Their scattered organisation failed to make much headway until a combined offensive starting in late 2023.
The back-footed military then stepped up its aerial campaign using China- and Russia-supplied jets against rebels who possess neither their own air fleets nor anti-air defences.
"The reason they use air strikes is they feel our revolutionary armed groups have the power to take them down," said Zaw Tun, a member of the democracy movement's self-declared National Unity Government in a rebel-held area of northern Sagaing region.
"They can't win the ground battle, but they have the power to attack us with air strikes," he said.
Rarely a week passes without civilians being killed in a mass-casualty bombing, often of schools or monasteries occupied by children or monks, and sometimes also sheltering people already displaced by fighting.
"The military targets crowds intentionally because they want to incite fear," said ACLED Asia-Pacific analyst Su Mon Thant.
"When people are more uncertain with their life and desperate, they don't want to support the resistance cause."

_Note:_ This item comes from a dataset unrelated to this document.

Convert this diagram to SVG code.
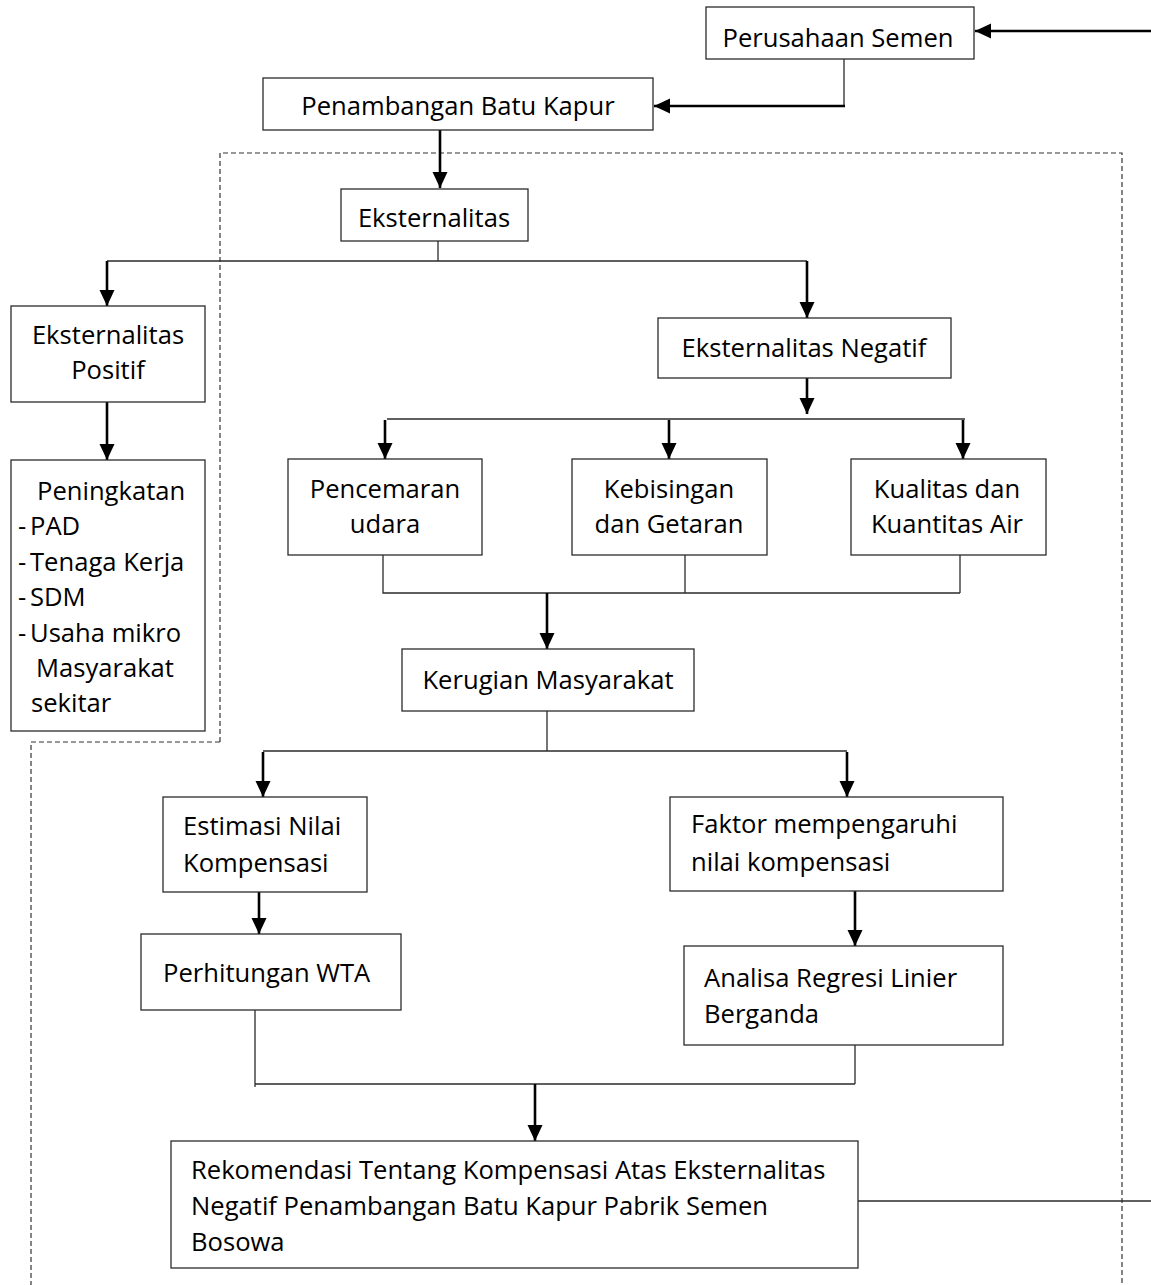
<svg xmlns="http://www.w3.org/2000/svg" width="1151" height="1285" viewBox="0 0 1151 1285">
<style>
  .box { fill: #ffffff; stroke: #2b2b2b; stroke-width: 1.3; }
  .t { font-family: "Open Sans", "Noto Sans", sans-serif; font-size: 25.6px; fill: #000000; }
  .c { text-anchor: middle; }
  .thin { fill: none; stroke: #2b2b2b; stroke-width: 1.3; }
  .arr { fill: none; stroke: #000000; stroke-width: 2.6; marker-end: url(#ah); }
  .dash { fill: none; stroke: #333333; stroke-width: 1.2; stroke-dasharray: 5 3; }
</style>
<defs>
  <marker id="ah" markerUnits="userSpaceOnUse" markerWidth="17" markerHeight="16" refX="16" refY="7.5" orient="auto">
    <path d="M0,0 L16,7.5 L0,15 z" fill="#000000"/>
  </marker>
</defs>
<rect width="1151" height="1285" fill="#ffffff"/>

<g id="boundary">
  <path class="dash" d="M220,742 L220,153 L1122,153 L1122,1285"/>
  <path class="dash" d="M220,742 L31,742 L31,1285"/>
</g>

<g id="connectors">
  <path class="arr" d="M1151,31 L975,31"/>
  <path class="thin" d="M844,59 L844,106"/>
  <path class="arr" d="M845,106 L654,106"/>
  <path class="arr" d="M440,130 L440,188"/>
  <path class="thin" d="M438,241 L438,261 M107,261 L807,261"/>
  <path class="arr" d="M107,261 L107,306"/>
  <path class="arr" d="M807,261 L807,318"/>
  <path class="arr" d="M107,402 L107,460"/>
  <path class="arr" d="M807,378 L807,414"/>
  <path class="thin" d="M387,419 L965,419"/>
  <path class="arr" d="M385,420 L385,459"/>
  <path class="arr" d="M669,420 L669,459"/>
  <path class="arr" d="M963,420 L963,459"/>
  <path class="thin" d="M383,555 L383,593 L960,593 M685,555 L685,593 M960,555 L960,593"/>
  <path class="arr" d="M547,593 L547,649"/>
  <path class="thin" d="M547,711 L547,751 M263,751 L847,751"/>
  <path class="arr" d="M263,752 L263,797"/>
  <path class="arr" d="M847,752 L847,797"/>
  <path class="arr" d="M259,892 L259,934"/>
  <path class="arr" d="M855,891 L855,946"/>
  <path class="thin" d="M255,1010 L255,1087 M255,1084 L855,1084 M855,1045 L855,1084"/>
  <path class="arr" d="M535,1084 L535,1141"/>
  <path class="thin" d="M858,1201 L1151,1201"/>
</g>

<g id="n-perusahaan">
  <rect class="box" x="706" y="7" width="268" height="52"/>
  <text class="t c" x="838" y="47">Perusahaan Semen</text>
</g>
<g id="n-penambangan">
  <rect class="box" x="263" y="78" width="390" height="52"/>
  <text class="t c" x="458" y="115">Penambangan Batu Kapur</text>
</g>
<g id="n-eksternalitas">
  <rect class="box" x="341" y="189" width="187" height="52"/>
  <text class="t c" x="434" y="227">Eksternalitas</text>
</g>
<g id="n-positif">
  <rect class="box" x="11" y="306" width="194" height="96"/>
  <text class="t c" x="108" y="344">Eksternalitas</text>
  <text class="t c" x="108" y="379">Positif</text>
</g>
<g id="n-peningkatan">
  <rect class="box" x="11" y="460" width="194" height="271"/>
  <text class="t" x="37" y="500">Peningkatan</text>
  <text class="t" x="18" y="535">-</text><text class="t" x="30" y="535">PAD</text>
  <text class="t" x="18" y="571">-</text><text class="t" x="30" y="571">Tenaga Kerja</text>
  <text class="t" x="18" y="606">-</text><text class="t" x="30" y="606">SDM</text>
  <text class="t" x="18" y="642">-</text><text class="t" x="30" y="642">Usaha mikro</text>
  <text class="t" x="36" y="677">Masyarakat</text>
  <text class="t" x="31" y="712">sekitar</text>
</g>
<g id="n-negatif">
  <rect class="box" x="658" y="318" width="293" height="60"/>
  <text class="t c" x="804" y="357">Eksternalitas Negatif</text>
</g>
<g id="n-pencemaran">
  <rect class="box" x="288" y="459" width="194" height="96"/>
  <text class="t c" x="385" y="498">Pencemaran</text>
  <text class="t c" x="385" y="533">udara</text>
</g>
<g id="n-kebisingan">
  <rect class="box" x="572" y="459" width="195" height="96"/>
  <text class="t c" x="669" y="498">Kebisingan</text>
  <text class="t c" x="669" y="533">dan Getaran</text>
</g>
<g id="n-kualitas">
  <rect class="box" x="851" y="459" width="195" height="96"/>
  <text class="t c" x="947" y="498">Kualitas dan</text>
  <text class="t c" x="947" y="533">Kuantitas Air</text>
</g>
<g id="n-kerugian">
  <rect class="box" x="402" y="649" width="292" height="62"/>
  <text class="t c" x="548" y="689">Kerugian Masyarakat</text>
</g>
<g id="n-estimasi">
  <rect class="box" x="163" y="797" width="204" height="95"/>
  <text class="t" x="183" y="835">Estimasi Nilai</text>
  <text class="t" x="183" y="872">Kompensasi</text>
</g>
<g id="n-faktor">
  <rect class="box" x="670" y="797" width="333" height="94"/>
  <text class="t" x="691" y="833">Faktor mempengaruhi</text>
  <text class="t" x="691" y="871">nilai kompensasi</text>
</g>
<g id="n-wta">
  <rect class="box" x="141" y="934" width="260" height="76"/>
  <text class="t" x="163" y="982">Perhitungan WTA</text>
</g>
<g id="n-analisa">
  <rect class="box" x="684" y="946" width="319" height="99"/>
  <text class="t" x="704" y="987">Analisa Regresi Linier</text>
  <text class="t" x="704" y="1023">Berganda</text>
</g>
<g id="n-rekomendasi">
  <rect class="box" x="171" y="1141" width="687" height="127"/>
  <text class="t" x="191" y="1179">Rekomendasi Tentang Kompensasi Atas Eksternalitas</text>
  <text class="t" x="191" y="1215">Negatif Penambangan Batu Kapur Pabrik Semen</text>
  <text class="t" x="191" y="1251">Bosowa</text>
</g>
</svg>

But while "superior power in the air" allows the military to stave off defeat, she said, it is not enough to secure victory -- creating a stalemate where casualties mount but front lines stay largely unchanged.
While there is no official death toll for Myanmar's war and estimates vary widely, ACLED reports more than 85,000 people have been killed on all sides.
Of those, nearly 3,400 were civilians killed by state forces in targeted air or drone strikes.
- Under cover of darkness -
State media has previously described reports of civilian casualties as "false information" being spread by "malicious media".
But for farmers, who slosh through paddies in Sagaing region to tend their rice crops by torchlight, the threat is real.
"We transplant paddies at night so that we can focus on hiding in the daytime," said one farmer who did not share their name.
During daylight hours, in central Mandalay region's Thabeikkyin township, rebels surveil the skies and use crackling walkie-talkies to relay the last-known location of junta jets -- an improvised air raid warning system.
Thwat Lat sounds the siren up to 15 times daily, voicing the most urgent warnings through a pink and gold microphone plugged into a system of speakers that can be heard from eight kilometres away, sending residents skittering to bunkers.
"Every time a person's life is saved, I feel what I'm doing is worthwhile," he said during one of his recent 19-hour shifts.
But bunkers and siloed schools cannot protect their occupants from psychological wounds.
"I have no words to express how nervous I am," said Khin Tint, 67.
"Sometimes I think I am already dead but my heart is still pounding."